Chinese consortium approaches Opera with an offer of $1.2 billion

By Staff Reporter

Feb 11, 2016 02:45 AM EST

Opera Software, announced on Tuesday, that it has been approached by a consortium of Chinese software companies who have offered NOK 10.4 billion ($1.2 billion) to buy out 100% stake in the Norwegian browser maker.

The consortium comprises Qihoo 360 and Kunlun Tech, which are backed by investment firms, Golden Brick and Yonglian. The offer laid out on the table for Opera has met with the unanimous approval of the board members of accepting the deal. According to Gadgets 360, Opera  had explained the finer details of the offer in an email. "We have received an offer on NOK 71 per share, a significant premium of 53 percent to the closing share price on February 4, and 56 percent over the last 30 trading days volume weighted average share price. The Offer also implies an attractive 2015 reported EBITDA multiple of 14.0x," said the Norwegian entity.

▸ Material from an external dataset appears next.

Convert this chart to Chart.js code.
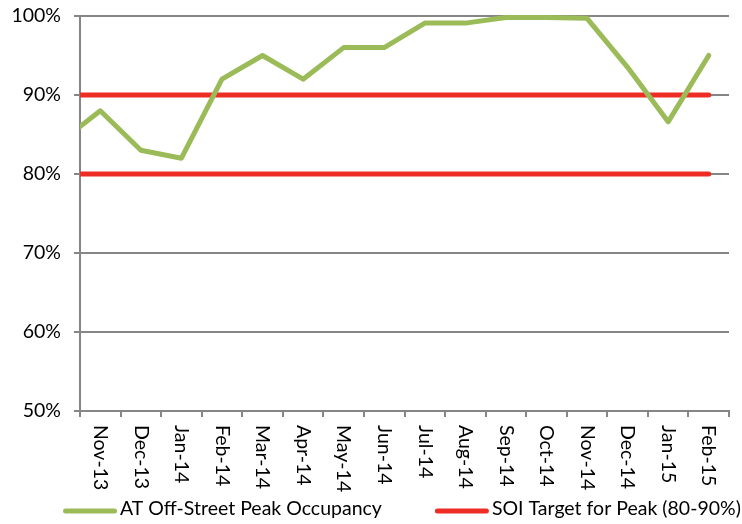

Opera is widely known for its browser which offers unique features for saving data and a speedy connection. While its desktop presence is quite dismal, the company has managed to stay afloat by focusing on areas like data compression and mobile advertising. Recently, to gain a competitive edge, it had also extended its data saving capacities to videos, which are the largest data guzzlers.

The company was already chalking out major restructuring plans, like carving out the Browser division and making it a separate entity. A demerger of Opera Software ASA into Opera Software AS and Opera TV AS had also been proposed by the board, which was under consideration.

However, now the Opera board is almost sold on the Chinese deal as they feel it "is the most attractive proposition for the shareholders, the Company and its employees", as per International Business Times. The browser-maker already has a strong customer base of 350 million users worldwide to which its buyers, Kunlun and Qihoo, could cross-sell their own products, apart from enjoying the benefits of the broad mobile advertising platform it has set up. At the same time, the seller itself could expand its own international exposure and acquire new users in China.

"There is strong strategic and industrial logic to the acquisition of Opera by the Consortium," Opera CEO Lars Boilesen explained, as represented in re/code. "The Consortium's ownership will strengthen Opera's position to serve our users and partners with even greater innovation and to accelerate our plans of expansion and growth."

The deal is still awaiting the green signal from the company's board members, after which it will be subject to federal approvals. The company had scheduled its earnings call on Wednesday, where more details on the acquisition would follow.